Cheng and his colleagues had another idea. The team mixed a gold salt with another chemical called oleylamine, and then waited a day or two. The chemical reaction forms miniscule, threadlike nanowires of gold.

They then soaked a paper-towel-like material in the nanowires, and the golden threads were automatically absorbed into the paper towel. The team then sandwiched the paper-towel material between two thin, synthetic rubber sheets.

The total thickness was about 0.02 inches (0.5 millimeters), Cheng said.

When exposed to pressure, the nanowires change how easily electrical current flows through them, and this change in current can then be detected.

Sensitive and flexible

The new devices are as sensitive as the best pressure sensors, and can withstand twisting and bending without cracking.

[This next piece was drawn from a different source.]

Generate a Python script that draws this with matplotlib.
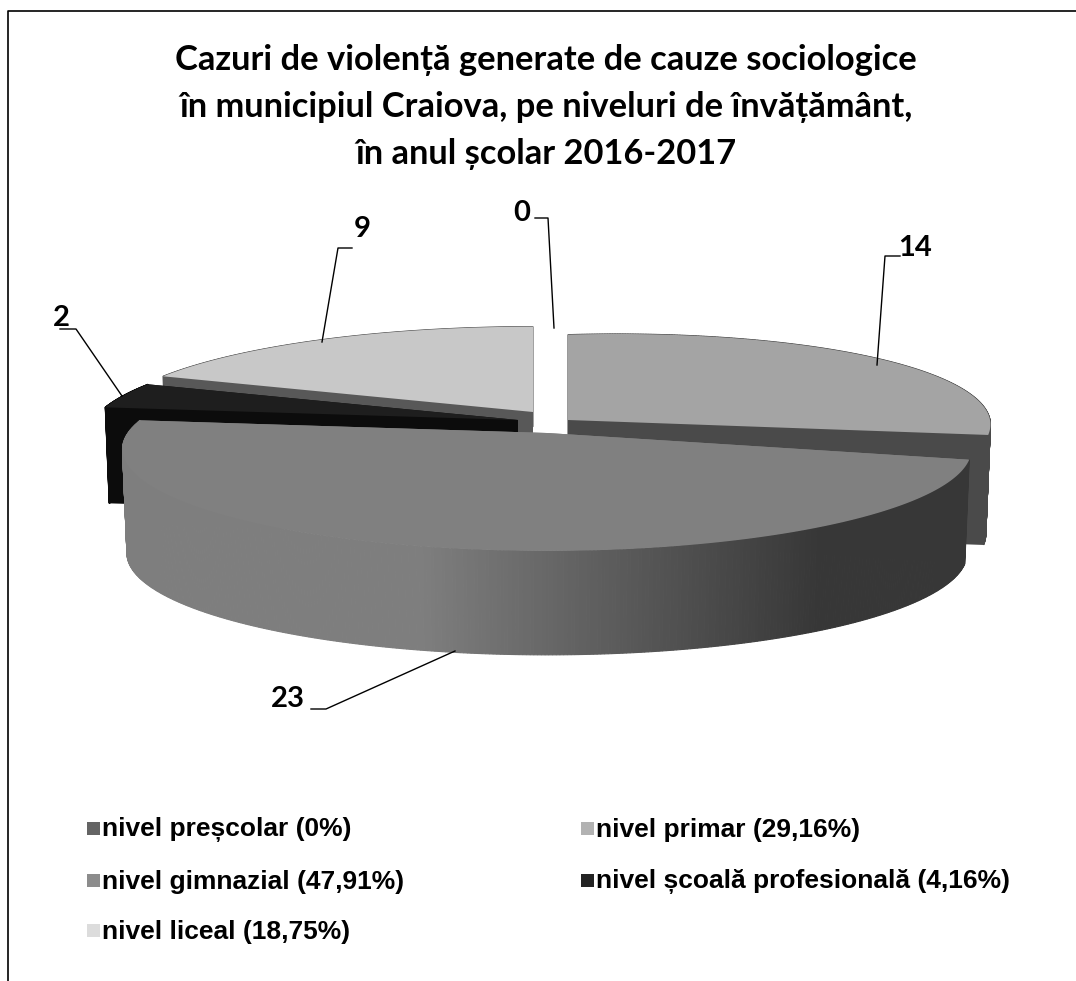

The device could be used as artificial skin to monitor many mechanical properties of the blood, including heartbeat. The sensor would be placed on top of a person's skin, where it would sense the acoustic and pressure changes from blood flow.

"You can integrate it into a watch. It's lightweight and cheap," Cheng told Live Science.

The skin could also be used for flexible displays, which could supplant the hard iPad or phone touch screens that often crack, Cheng said.

The skin could also hasten the development of cyborg technologies.

"All plants and animals use soft materials, so from my point of view, in the future, the electronic device needs to be wearable, stretchable and affordable to truly be part of our body," Cheng said.